Seung-Pon Koo 19세기영어권문학회 2010 19세기 영어권 문학 Vol.14 No.2
George Eliot's "Janet's Repentance" illuminates her concern with the enactment of sympathy in binding the self and the other through the unraveling of the known reality and the unknown truth suppressed in the mind of the sufferer. Janet's sorrow arises from the harsh reality in Victorian domesticity involving the patriarchal husband's violence along with the issue of drinking. The agonized voice of Janet represents the cries of Victorian women resonating from their life restricted in the domain of household. Janet's confession to Tryan about her life of agony and her addiction to alcohol is a story of trauma which attests to the oscillation between a crisis of death and her ongoing experience of life as a survivor.
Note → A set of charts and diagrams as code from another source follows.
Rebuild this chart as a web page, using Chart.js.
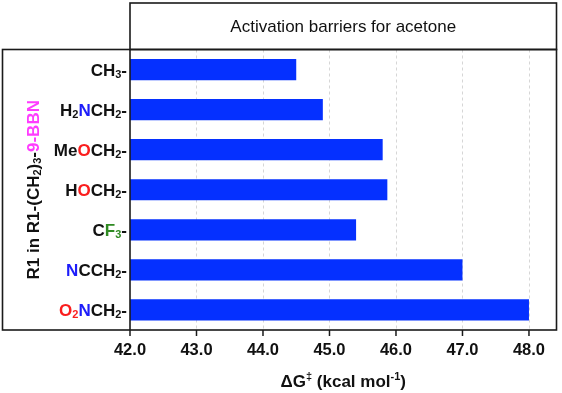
<!DOCTYPE html>
<html>
<head>
<meta charset="utf-8">
<script src="https://cdn.jsdelivr.net/npm/chart.js@4/dist/chart.umd.min.js"></script>
<style>
html,body{margin:0;padding:0;background:#fff;}
#wrap{width:562px;height:393px;position:relative;}
</style>
</head>
<body>
<div id="wrap"><canvas id="c" width="562" height="393"></canvas></div>
<script>
// ---- data ----
// markup: [x:...] coloured group (b blue, r red, g green, m magenta), _c subscript char, ^c superscript char
const categoryMarkup = ['CH_3-', 'H_2[b:N]CH_2-', 'Me[r:O]CH_2-', 'H[r:O]CH_2-', 'C[g:F_3]-', '[b:N]CCH_2-', '[r:O_2][b:N]CH_2-'];
const categories = ['CH3-', 'H2NCH2-', 'MeOCH2-', 'HOCH2-', 'CF3-', 'NCCH2-', 'O2NCH2-'];
const barrierValues = [44.5, 44.9, 45.8, 45.87, 45.4, 47.0, 48.0];
const xTickValues = [42, 43, 44, 45, 46, 47, 48];
const chartTitle = 'Activation barriers for acetone';
const xAxisTitle = '\u0394G^\u2021 (kcal mol^-^1)';
const yAxisTitle = 'R1 in R1-(CH_2)_3-[m:9-BBN]';

const COLORS = {k:'#111111', b:'#1d1dfa', r:'#fa1e1e', g:'#2f8a22', m:'#ff3cff'};
const FONT = '"Liberation Sans", Arial, Helvetica, sans-serif';

function parseMarkup(s){
  const segs=[]; let color='k'; let i=0;
  while(i<s.length){
    const ch=s[i];
    if(ch==='['){ color=s[i+1]; i+=3; continue; }
    if(ch===']'){ color='k'; i++; continue; }
    let mode='n', c=ch;
    if(ch==='_'||ch==='^'){ mode = ch==='_'?'sub':'sup'; c=s[i+1]; i+=2; } else i++;
    const last=segs[segs.length-1];
    if(last && last.color===color && last.mode===mode) last.text+=c;
    else segs.push({text:c,color,mode});
  }
  return segs;
}
function drawRich(ctx, markup, x, y, align, size, weight){
  const segs=parseMarkup(markup);
  const small=Math.round(size*0.64);
  segs.forEach(s=>{ s.fs = s.mode==='n'?size:small; ctx.font=`${weight} ${s.fs}px ${FONT}`; s.w=ctx.measureText(s.text).width; });
  const total=segs.reduce((a,s)=>a+s.w,0);
  let cx = align==='right'? x-total : (align==='center'? x-total/2 : x);
  ctx.textBaseline='alphabetic'; ctx.textAlign='left';
  segs.forEach(s=>{
    ctx.font=`${weight} ${s.fs}px ${FONT}`;
    ctx.fillStyle=COLORS[s.color];
    const dy = s.mode==='sub'? size*0.12 : (s.mode==='sup'? -size*0.36 : 0);
    ctx.fillText(s.text,cx,y+dy);
    cx+=s.w;
  });
}

const decor = {
  id:'decor',
  beforeDatasetsDraw(chart){
    const {ctx, chartArea:a, scales:{x}} = chart;
    ctx.save();
    ctx.strokeStyle='#d6d6d6'; ctx.lineWidth=1; ctx.setLineDash([3,3]);
    xTickValues.forEach(v=>{
      if(v===xTickValues[0]) return;
      const px=Math.round(x.getPixelForValue(v))+0.5;
      ctx.beginPath(); ctx.moveTo(px,a.top); ctx.lineTo(px,a.bottom); ctx.stroke();
    });
    ctx.restore();
  },
  afterDraw(chart){
    const {ctx, chartArea:a, scales:{x,y}} = chart;
    ctx.save();
    // tick marks
    ctx.strokeStyle='#1a1a1a'; ctx.lineWidth=1.5;
    xTickValues.forEach(v=>{
      const px=x.getPixelForValue(v);
      ctx.beginPath(); ctx.moveTo(px,a.bottom); ctx.lineTo(px,a.bottom+6); ctx.stroke();
    });
    // frames
    ctx.strokeStyle='#1a1a1a'; ctx.lineWidth=1.6;
    ctx.strokeRect(2.5, a.top, a.right-2.5, a.bottom-a.top);
    ctx.strokeRect(a.left, 3, a.right-a.left, a.top-3);
    ctx.beginPath(); ctx.moveTo(a.left,a.top); ctx.lineTo(a.left,a.bottom); ctx.stroke();
    // title
    ctx.fillStyle='#111'; ctx.font=`17px ${FONT}`; ctx.textAlign='center'; ctx.textBaseline='alphabetic';
    ctx.fillText(chartTitle,(a.left+a.right)/2,32);
    // y labels
    categoryMarkup.forEach((m,i)=>{
      const py=y.getPixelForTick(i);
      drawRich(ctx,m,127,py+6,'right',17,'bold');
    });
    // x title
    drawRich(ctx,xAxisTitle,(a.left+a.right)/2,386.5,'center',17,'bold');
    // y title
    ctx.save();
    ctx.translate(38.5,(a.top+a.bottom)/2);
    ctx.rotate(-Math.PI/2);
    drawRich(ctx,yAxisTitle,0,0,'center',17,'bold');
    ctx.restore();
    ctx.restore();
  }
};

new Chart(document.getElementById('c'),{
  type:'bar',
  data:{labels:categories,datasets:[{data:barrierValues,backgroundColor:'#0530ff',borderWidth:0,categoryPercentage:1,barPercentage:0.53}]},
  options:{
    indexAxis:'y', responsive:false, devicePixelRatio:1, animation:false,
    layout:{padding:{left:3,top:49.5,right:5.5,bottom:0}},
    plugins:{legend:{display:false},tooltip:{enabled:false},title:{display:false}},
    scales:{
      x:{type:'linear',min:42,max:48.414,
        afterBuildTicks:s=>{s.ticks=xTickValues.map(v=>({value:v}));},
        afterFit:s=>{s.height=63;},
        grid:{display:false},border:{display:false},
        ticks:{autoSkip:false,maxRotation:0,padding:3,color:'#111',font:{family:FONT,size:16.5,weight:'bold'},callback:v=>Number(v).toFixed(1)}},
      y:{afterFit:s=>{s.width=127;},grid:{display:false},border:{display:false},ticks:{display:false}}
    }
  },
  plugins:[decor]
});
</script>
</body>
</html>
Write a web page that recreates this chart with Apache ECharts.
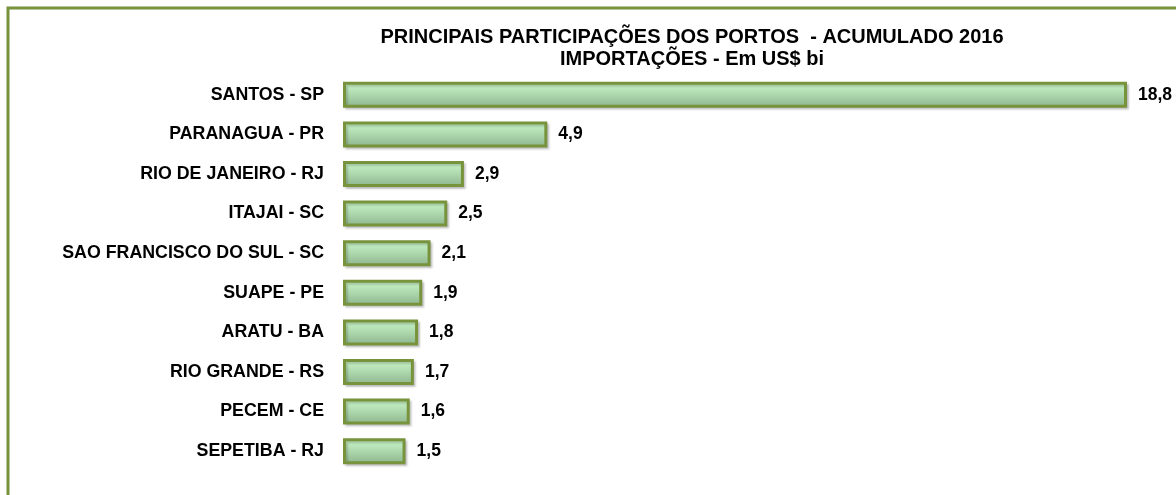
<!DOCTYPE html>
<html>
<head>
    <meta charset="UTF-8">
    <script src="https://cdn.jsdelivr.net/npm/echarts@6/dist/echarts.min.js"></script>
    <style>
        body { margin: 0; background: #fff; }
    </style>
</head>
<body>
    <div id="main" style="width: 1176px; height: 495px;"></div>
    <script>
        // portos e valores (US$ bi)
        var portos = ['SANTOS - SP', 'PARANAGUA - PR', 'RIO DE JANEIRO - RJ', 'ITAJAI - SC',
            'SAO FRANCISCO DO SUL - SC', 'SUAPE - PE', 'ARATU - BA', 'RIO GRANDE - RS',
            'PECEM - CE', 'SEPETIBA - RJ'];
        var valores = [18.8, 4.9, 2.9, 2.5, 2.1, 1.9, 1.8, 1.7, 1.6, 1.5];

        var myChart = echarts.init(document.getElementById('main'));

        var option = {
            animation: false,
            title: {
                text: 'PRINCIPAIS PARTICIPAÇÕES DOS PORTOS  - ACUMULADO 2016\nIMPORTAÇÕES - Em US$ bi',
                left: 687,
                textAlign: 'center',
                top: 21,
                textStyle: {
                    fontFamily: 'Liberation Sans, Arial',
                    fontSize: 20,
                    fontWeight: 'bold',
                    color: '#000',
                    lineHeight: 22
                }
            },
            graphic: [{
                type: 'rect',
                shape: { x: 8, y: 8, width: 1300, height: 700 },
                style: { fill: 'none', stroke: '#77933c', lineWidth: 3 }
            }],
            grid: { left: 343, top: 75, width: 784, height: 396 },
            xAxis: {
                type: 'value',
                min: 0,
                max: 18.8,
                show: false
            },
            yAxis: {
                type: 'category',
                data: portos,
                inverse: true,
                axisLine: { show: false },
                axisTick: { show: false },
                axisLabel: {
                    margin: 19,
                    fontFamily: 'Liberation Sans, Arial',
                    fontSize: 17.8,
                    fontWeight: 'bold',
                    color: '#000'
                }
            },
            series: [{
                type: 'bar',
                data: valores,
                barWidth: 26,
                itemStyle: {
                    color: new echarts.graphic.LinearGradient(0, 0, 0, 1, [
                        { offset: 0, color: '#cdfacd' },
                        { offset: 1, color: '#8db48d' }
                    ]),
                    borderColor: '#77933c',
                    borderWidth: 3,
                    shadowColor: 'rgba(0,0,0,0.18)',
                    shadowOffsetX: 2,
                    shadowOffsetY: 2,
                    shadowBlur: 2
                },
                label: {
                    show: true,
                    position: 'right',
                    distance: 11,
                    fontFamily: 'Liberation Sans, Arial',
                    fontSize: 17.5,
                    fontWeight: 'bold',
                    color: '#000',
                    formatter: function (p) {
                        return p.value.toFixed(1).replace('.', ',');
                    }
                }
            }]
        };
        myChart.setOption(option);
    </script>
</body>
</html>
The reciprocity of the sympathetic communication between Janet and Tryan corroborates the capability of the female confessor's traumatic narrative to connect the two people by invoking from the Evangelical minister a kind of uncanny repetition of another traumatic scene of his past which bears resemblance to the confessor's narrative of guilt and suffering. The encounter between Janet and Tryan does not simply indicate that a devout Evangelical minister guides a dejected, afflicted, and guilty woman to a life of regeneration, but it also sheds light on a bond between the two human beings with sympathy triggered by the narratives of each other's past. Thus the third story of Scenes of Clerical Life dramatizes the dynamics of confessions whereby one's own trauma is bound up with the trauma of another.